The Nexus 4 comes with a form factor that is 9.1mm thin and weighs 139 grams. It does not feature a removable back nor does it come with a microSD card slot for expanded storage. Users are stuck with the internal storage and the cloud.
Samsung’s new Galaxy S5 is also made of plastic. However, instead of a glass back, the Galaxy S5 design uses a unique perforated pattern on the back cover that Samsung says gives it a modern ‘glam’ look. We can confirm that it’s as stylish as the Nexus 4’s design and it’s almost certainly going to be more durable.
The Samsung Galaxy S5 does not feature glass so that’s a start. What it also features is a dust and water resistant design that the company borrowed from the Samsung Galaxy S4 Active. This makes the Galaxy S5 a rugged device and should make users feel comfortable bringing it into the elements. The Nexus 4 on the other hand, not so much.
It also comes with a microSD card slot for expanded storage and even a removable back cover so that users can install an extended battery for even more juice. And let’s not forget that Samsung has embedded a fingerprint reader inside of the Galaxy S5’s home button for added security and convenience. The Nexus 4 does not have one.
As for the dimensions, the Galaxy S5’s form factor is thinner than the Nexus 4’s, 8.1mm as opposed to 9.1mm thin, but it’s rugged frame is a little heavier and weighs 145 grams.
Nexus smartphones borrow from the best technology available and so it was not surprising to see the Nexus 4 arrive with a larger 720p capable display. The Nexus 4’s 4.7-inch display offers 768 x 1280 pixel resolution at 316 pixels per inch which provides solid looking movies, web and gamers. The thing is, display technology has gotten even better since it arrived in 2012 and the Galaxy S5’s display simply outclasses it.
The Samsung Galaxy S5’s display is a little bigger, 5.1-inches compared to the Nexus 4’s sub-5-inch display, and it also packs a bigger punch. Instead of a 720p capable display, the Galaxy S5 sports a screen with 1080 x 1920 pixel resolution at 432 pixels-per-inch. It’s on par with the Galaxy S4’s display which offers amazing looking content itself.
The added real estate and the resolution bump make the Galaxy S5’s display extremely attractive to those that do like to watch movies or TV shows on the go. It also appeals to those that love to play games.
We found the Nexus 4’s 8MP camera to be comparable to the 8MP camera found on the iPhone. No, not the iPhone 5s, the iPhone 5 from 2012. Like its display, the Nexus 4’s camera has seen better days. Camera technology is moving extremely fast and companies like Samsung are taking advantage.
The Nexus 4’s camera was good in its day but the Galaxy S5’s camera will be better.
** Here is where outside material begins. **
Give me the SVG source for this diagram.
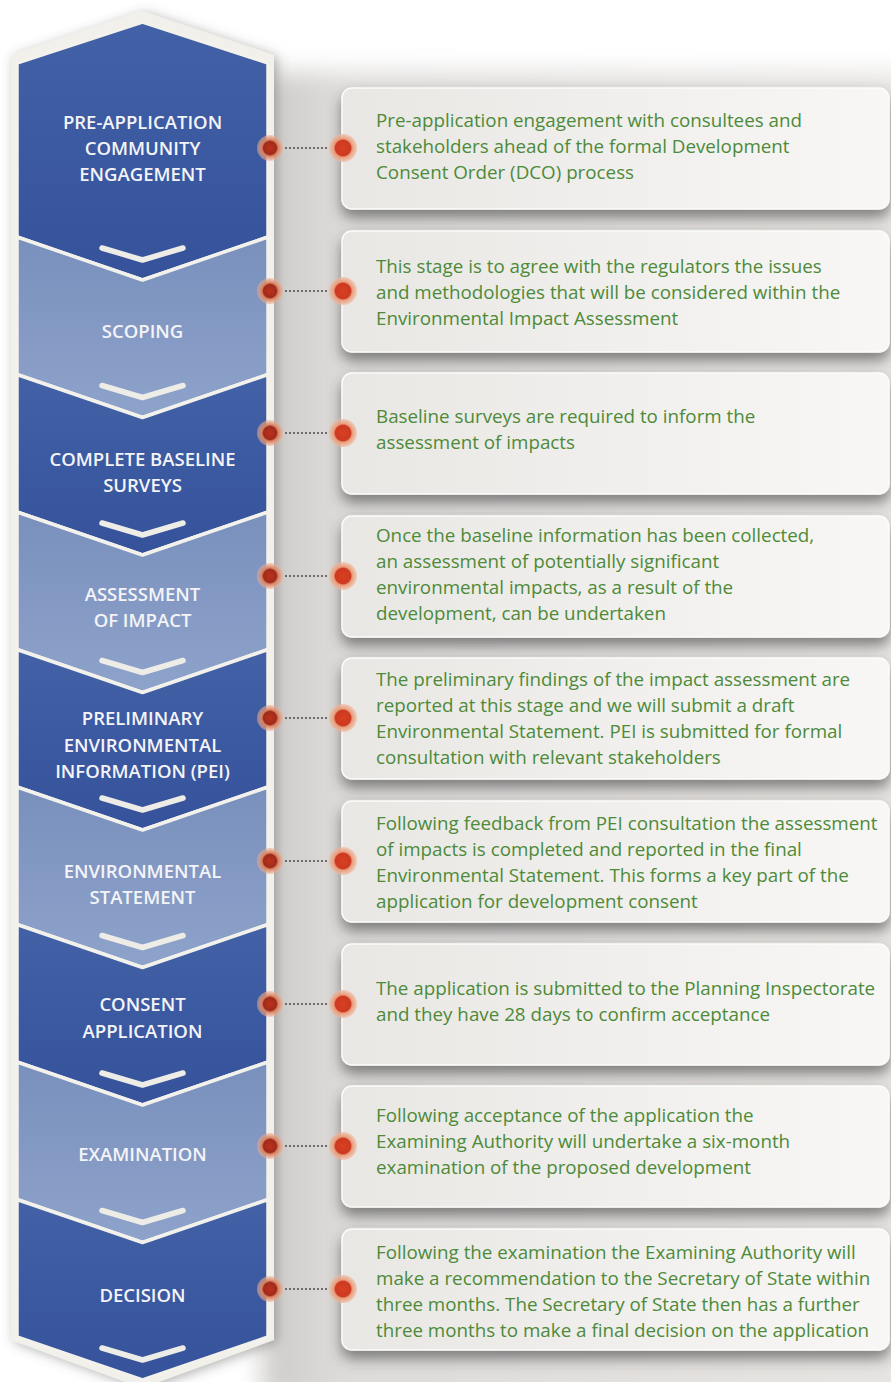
<svg xmlns="http://www.w3.org/2000/svg" width="891" height="1382" viewBox="0 0 891 1382">
<defs>
<linearGradient id="gDark" x1="0" y1="0" x2="0" y2="1"><stop offset="0" stop-color="#4261a6"/><stop offset="1" stop-color="#35529b"/></linearGradient>
<linearGradient id="gLight" x1="0" y1="0" x2="0" y2="1"><stop offset="0" stop-color="#7990bd"/><stop offset="1" stop-color="#8ea3ca"/></linearGradient>
<linearGradient id="gBox" x1="0" y1="0" x2="1" y2="0"><stop offset="0" stop-color="#e9e7e4"/><stop offset="1" stop-color="#f8f7f5"/></linearGradient>
<linearGradient id="gPanel" x1="0" y1="0" x2="1" y2="0"><stop offset="0" stop-color="#cdcbc9"/><stop offset="0.12" stop-color="#dddbd9"/><stop offset="1" stop-color="#e6e4e2"/></linearGradient>
<radialGradient id="gDotL"><stop offset="0" stop-color="#c0301c"/><stop offset="0.5" stop-color="#9c2c1c"/><stop offset="0.62" stop-color="#d9805e"/><stop offset="1" stop-color="#eab096" stop-opacity="0.5"/></radialGradient>
<radialGradient id="gDotR"><stop offset="0" stop-color="#d8401f"/><stop offset="0.55" stop-color="#cc3a22"/><stop offset="0.65" stop-color="#e99a78"/><stop offset="1" stop-color="#f0b79c" stop-opacity="0.6"/></radialGradient>
<filter id="fBox" x="-10%" y="-20%" width="120%" height="160%"><feDropShadow dx="0" dy="8" stdDeviation="7" flood-color="#3e3c3a" flood-opacity="0.6"/></filter>
<filter id="fCol" x="-20%" y="-5%" width="140%" height="110%"><feDropShadow dx="3" dy="2" stdDeviation="6" flood-color="#555" flood-opacity="0.45"/></filter>
<filter id="fBlur" x="-10%" y="-10%" width="120%" height="120%"><feGaussianBlur stdDeviation="12"/></filter>
</defs>
<style>
.dark{fill:url(#gDark);stroke:#f3f1ec;stroke-width:3.5;stroke-linejoin:round}
.light{fill:url(#gLight);stroke:#f3f1ec;stroke-width:3.5;stroke-linejoin:round}
.mark{fill:none;stroke:#eeece6;stroke-width:5.5;stroke-linecap:round;stroke-linejoin:round}
.lbl{font-family:"Open Sans","Liberation Sans",sans-serif;font-weight:600;font-size:18.5px;fill:#f4f4f8;text-anchor:middle}
.box{fill:url(#gBox);stroke:#fbfbfa;stroke-width:1.5;filter:url(#fBox)}
.txt{font-family:"Open Sans","Liberation Sans",sans-serif;font-size:18.8px;fill:#4d8a39}
.dl{fill:url(#gDotL)}
.dr{fill:url(#gDotR)}
.dot{stroke:#6e6c6a;stroke-width:2;stroke-dasharray:2 2}
</style>
<rect width="891" height="1382" fill="#ffffff"/>
<rect x="262" y="72" width="650" height="1330" fill="url(#gPanel)" filter="url(#fBlur)"/>
<path d="M142,11 L11,55 L11,1340 L142,1388 L274,1340 L274,55 Z" fill="#f2f0eb" filter="url(#fCol)"/>

<g id="step1">
<path class="dark" d="M17,63 L142.5,22 L268,63 L268,237 L142.5,280 L17,237 Z"/>
<path class="mark" d="M102,248 L142.5,260 L183,248"/>
<text class="lbl"><tspan x="142.5" y="129">PRE-APPLICATION</tspan><tspan x="142.5" y="155">COMMUNITY</tspan><tspan x="142.5" y="181">ENGAGEMENT</tspan></text>
<rect class="box" x="342" y="88" width="547" height="121" rx="10"/>
<text class="txt"><tspan x="376" y="127">Pre-application engagement with consultees and</tspan><tspan x="376" y="153">stakeholders ahead of the formal Development</tspan><tspan x="376" y="179">Consent Order (DCO) process</tspan></text>
</g>

<g id="step2">
<path class="light" d="M17,237 L142.5,280 L268,237 L268,374.5 L142.5,417.5 L17,374.5 Z"/>
<path class="mark" d="M102,385.5 L142.5,397.5 L183,385.5"/>
<text class="lbl"><tspan x="142.5" y="338">SCOPING</tspan></text>
<rect class="box" x="342" y="231" width="547" height="121" rx="10"/>
<text class="txt"><tspan x="376" y="273">This stage is to agree with the regulators the issues</tspan><tspan x="376" y="299">and methodologies that will be considered within the</tspan><tspan x="376" y="325">Environmental Impact Assessment</tspan></text>
</g>

<g id="step3">
<path class="dark" d="M17,374.5 L142.5,417.5 L268,374.5 L268,512 L142.5,555 L17,512 Z"/>
<path class="mark" d="M102,523 L142.5,535 L183,523"/>
<text class="lbl"><tspan x="142.5" y="466">COMPLETE BASELINE</tspan><tspan x="142.5" y="492">SURVEYS</tspan></text>
<rect class="box" x="342" y="373" width="547" height="121" rx="10"/>
<text class="txt"><tspan x="376" y="423">Baseline surveys are required to inform the</tspan><tspan x="376" y="449">assessment of impacts</tspan></text>
</g>

<g id="step4">
<path class="light" d="M17,512 L142.5,555 L268,512 L268,649.5 L142.5,692.5 L17,649.5 Z"/>
<path class="mark" d="M102,660.5 L142.5,672.5 L183,660.5"/>
<text class="lbl"><tspan x="142.5" y="601">ASSESSMENT</tspan><tspan x="142.5" y="627">OF IMPACT</tspan></text>
<rect class="box" x="342" y="516" width="547" height="121" rx="10"/>
<text class="txt"><tspan x="376" y="542">Once the baseline information has been collected,</tspan><tspan x="376" y="568">an assessment of potentially significant</tspan><tspan x="376" y="594">environmental impacts, as a result of the</tspan><tspan x="376" y="620">development, can be undertaken</tspan></text>
</g>

<g id="step5">
<path class="dark" d="M17,649.5 L142.5,692.5 L268,649.5 L268,787 L142.5,830 L17,787 Z"/>
<path class="mark" d="M102,798 L142.5,810 L183,798"/>
<text class="lbl"><tspan x="142.5" y="725">PRELIMINARY</tspan><tspan x="142.5" y="752">ENVIRONMENTAL</tspan><tspan x="142.5" y="778">INFORMATION (PEI)</tspan></text>
<rect class="box" x="342" y="658" width="547" height="121" rx="10"/>
<text class="txt"><tspan x="376" y="686">The preliminary findings of the impact assessment are</tspan><tspan x="376" y="712">reported at this stage and we will submit a draft</tspan><tspan x="376" y="738">Environmental Statement. PEI is submitted for formal</tspan><tspan x="376" y="764">consultation with relevant stakeholders</tspan></text>
</g>

<g id="step6">
<path class="light" d="M17,787 L142.5,830 L268,787 L268,924.5 L142.5,967.5 L17,924.5 Z"/>
<path class="mark" d="M102,935.5 L142.5,947.5 L183,935.5"/>
<text class="lbl"><tspan x="142.5" y="878">ENVIRONMENTAL</tspan><tspan x="142.5" y="904">STATEMENT</tspan></text>
<rect class="box" x="342" y="801" width="547" height="121" rx="10"/>
<text class="txt"><tspan x="376" y="830">Following feedback from PEI consultation the assessment</tspan><tspan x="376" y="856">of impacts is completed and reported in the final</tspan><tspan x="376" y="882">Environmental Statement. This forms a key part of the</tspan><tspan x="376" y="908">application for development consent</tspan></text>
</g>

<g id="step7">
<path class="dark" d="M17,924.5 L142.5,967.5 L268,924.5 L268,1062 L142.5,1105 L17,1062 Z"/>
<path class="mark" d="M102,1073 L142.5,1085 L183,1073"/>
<text class="lbl"><tspan x="142.5" y="1011">CONSENT</tspan><tspan x="142.5" y="1038">APPLICATION</tspan></text>
<rect class="box" x="342" y="944" width="547" height="121" rx="10"/>
<text class="txt"><tspan x="376" y="995">The application is submitted to the Planning Inspectorate</tspan><tspan x="376" y="1021">and they have 28 days to confirm acceptance</tspan></text>
</g>

<g id="step8">
<path class="light" d="M17,1062 L142.5,1105 L268,1062 L268,1199.5 L142.5,1242.5 L17,1199.5 Z"/>
<path class="mark" d="M102,1210.5 L142.5,1222.5 L183,1210.5"/>
<text class="lbl"><tspan x="142.5" y="1161">EXAMINATION</tspan></text>
<rect class="box" x="342" y="1086" width="547" height="121" rx="10"/>
<text class="txt"><tspan x="376" y="1122">Following acceptance of the application the</tspan><tspan x="376" y="1148">Examining Authority will undertake a six-month</tspan><tspan x="376" y="1174">examination of the proposed development</tspan></text>
</g>

<g id="step9">
<path class="dark" d="M17,1199.5 L142.5,1242.5 L268,1199.5 L268,1337 L142.5,1380 L17,1337 Z"/>
<path class="mark" d="M102,1348 L142.5,1360 L183,1348"/>
<text class="lbl"><tspan x="142.5" y="1302">DECISION</tspan></text>
<rect class="box" x="342" y="1229" width="547" height="121" rx="10"/>
<text class="txt"><tspan x="376" y="1259">Following the examination the Examining Authority will</tspan><tspan x="376" y="1285">make a recommendation to the Secretary of State within</tspan><tspan x="376" y="1311">three months. The Secretary of State then has a further</tspan><tspan x="376" y="1337">three months to make a final decision on the application</tspan></text>
</g>

<g id="connectors">
<line class="dot" x1="285" y1="148" x2="329" y2="148"/><circle class="dl" cx="270" cy="148" r="13"/><circle class="dr" cx="343" cy="148" r="14"/>
<line class="dot" x1="285" y1="291" x2="329" y2="291"/><circle class="dl" cx="270" cy="291" r="13"/><circle class="dr" cx="343" cy="291" r="14"/>
<line class="dot" x1="285" y1="433" x2="329" y2="433"/><circle class="dl" cx="270" cy="433" r="13"/><circle class="dr" cx="343" cy="433" r="14"/>
<line class="dot" x1="285" y1="576" x2="329" y2="576"/><circle class="dl" cx="270" cy="576" r="13"/><circle class="dr" cx="343" cy="576" r="14"/>
<line class="dot" x1="285" y1="718" x2="329" y2="718"/><circle class="dl" cx="270" cy="718" r="13"/><circle class="dr" cx="343" cy="718" r="14"/>
<line class="dot" x1="285" y1="861" x2="329" y2="861"/><circle class="dl" cx="270" cy="861" r="13"/><circle class="dr" cx="343" cy="861" r="14"/>
<line class="dot" x1="285" y1="1004" x2="329" y2="1004"/><circle class="dl" cx="270" cy="1004" r="13"/><circle class="dr" cx="343" cy="1004" r="14"/>
<line class="dot" x1="285" y1="1146" x2="329" y2="1146"/><circle class="dl" cx="270" cy="1146" r="13"/><circle class="dr" cx="343" cy="1146" r="14"/>
<line class="dot" x1="285" y1="1289" x2="329" y2="1289"/><circle class="dl" cx="270" cy="1289" r="13"/><circle class="dr" cx="343" cy="1289" r="14"/>
</g>
</svg>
Not only does it feature a 16MP camera sensor which makes for higher resolution shots, the device comes with an extremely fast autofocus that allows users to focus in just 0.3 seconds. That’s something that the Nexus 4 simply does not have.
The Galaxy S5 also comes with advanced HDR which allows users to actually see the final image on screen before the shutter is hit. Again, something that the Nexus 4 camera does not offer.
One of the perks of any Nexus device is the vanilla Android software that comes on board. The Nexus 4 currently runs a pure Google version of Android 4.4.2 KitKat, Google’s latest Android update. For those that are unfamiliar with the lingo, that means that it runs a completely stock version of Android.
Another perk is that Nexus devices are always at the front of the line for Android updates. The Nexus 4, for instance, was one of the first to get Android 4.4 KitKat. This is something that just isn’t available for other devices because Google isn’t completely in charge.
The Galaxy S5’s software is different in all phases. It won’t be as quick to Android software updates and it also won’t be running a stock version of Android.
Samsung, like all Android manufacturers, uses a software UI to help differentiate its Galaxy devices from the competition. It also uses it to add its own unique spin on Android. Some love it, some hate it, but there is no denying that TouchWiz has some pretty impression features.
The Galaxy S5 delivers some new features, ones that will never official arrive for the Nexus 4. In the video below, we outline some of the big changes the Galaxy S5 delivers.
For instance, instead of a stock camera application, the Galaxy S5 comes with Samsung’s fully loaded camera application that blows the stock app out of the water. Samsung has also added new health-related features and has also introduced a brand new “Ultra Power Saving Mode” to the Galaxy S5 that will not only turn the display to black and white but will also turn off all unnecessary features in an effort to conserve battery life.
Carriers & Connectivity
As for the last key difference, well, we’ve cheated. We combined two related things together.
First, the Nexus 4 is only available on two major carriers in the United States. AT&T and T-Mobile are compatible with the Nexus 4 but Sprint and Verizon are not. On the other hand, the Galaxy S5 is confirmed for AT&T, Sprint, T-Mobile, U.S. Cellular, Verizon, and MetroPCS giving users a wider selection.
Finally, the Nexus 4 does not have 4G LTE. Instead, it relies on HSPA+ for connectivity. HSPA+ is fast but it’s simply not as fast as LTE. This is arguably the Nexus 4’s Achilles heel.
The Samsung Galaxy S5, like all flagship smartphones from 2014, will come with 4G LTE data speeds, speeds that are often comparable to speeds found on home Wi-Fi networks.